Some investors prefer lump-sum investing because they’d like to put money to work as soon as possible. Since stock markets in countries like Canada typically have a long-term upward trend, you can generally expect to ride out any bumps along the way over the next 10 to 30 years or more.
Plus, lump-sum investing takes the stress out of trying to figure out the timing of your investments. By investing a large amount at once, you can sit back and watch your portfolio’s potential long-term growth.
Are you still unsure which strategy to go with? Let’s look at three considerations that will help you decide whether lump-sum or regular investing makes sense for you.
No one can predict how the stock market will perform, so it’s important to be honest about how much risk you can handle. If you're not comfortable taking on a lot of risk, you might prefer to invest smaller amounts on a regular basis, which can help you avoid the possibility of investing a large amount at a bad time. If you're new to investing, starting out more risk-averse can help you gain and maintain the confidence to invest for the long term.
A key factor that affects your risk tolerance is your overall wealth. For example, an investor with a portfolio, paid-off house and company pension plan might be more open to the potentially higher risk and reward of lump-sum investing.
Consider the size of your investment compared to the rest of your portfolio. For example, if an investor has a $100,000 portfolio and wants to invest an additional $10,000, the lump-sum decision isn't potentially life-changing, since it represents a small piece of the portfolio. On the flip side, if an investor has $10,000 in their portfolio and wants to invest an additional $100,000, this decision carries much more weight.

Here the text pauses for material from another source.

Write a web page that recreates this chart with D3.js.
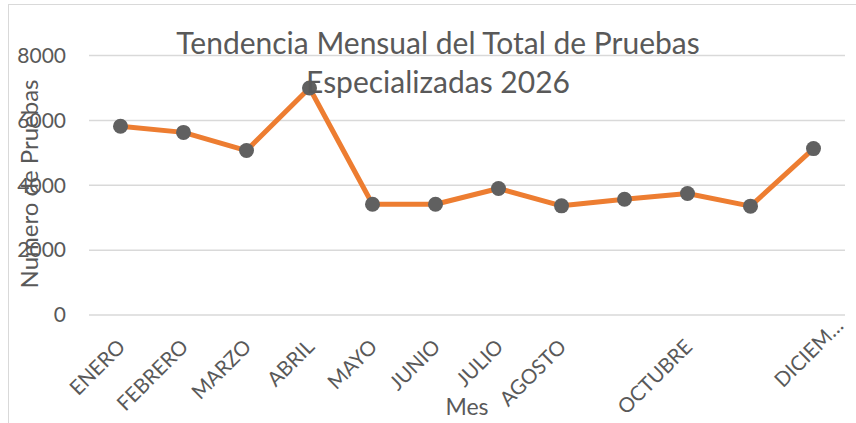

Your investment frequency is simply how often you are investing your money — which leads us back to our two strategies: lump-sum investing and regular investing. If the amount you plan to invest is one-time — like an inheritance — then gradual investing could be a good option, especially if the amount is large. If the amount is recurring — like an annual bonus — then it might be easier to take the risk of lump-sum investing, knowing that you will be investing again in the future.
There's no right or wrong answer when it comes to investing. The best thing you can do is make a decision that works best for your specific situation — by considering your risk tolerance and the size and frequency of your investment. Discuss your situation with your advisor to see whether lump-sum or regular investing makes more sense for you.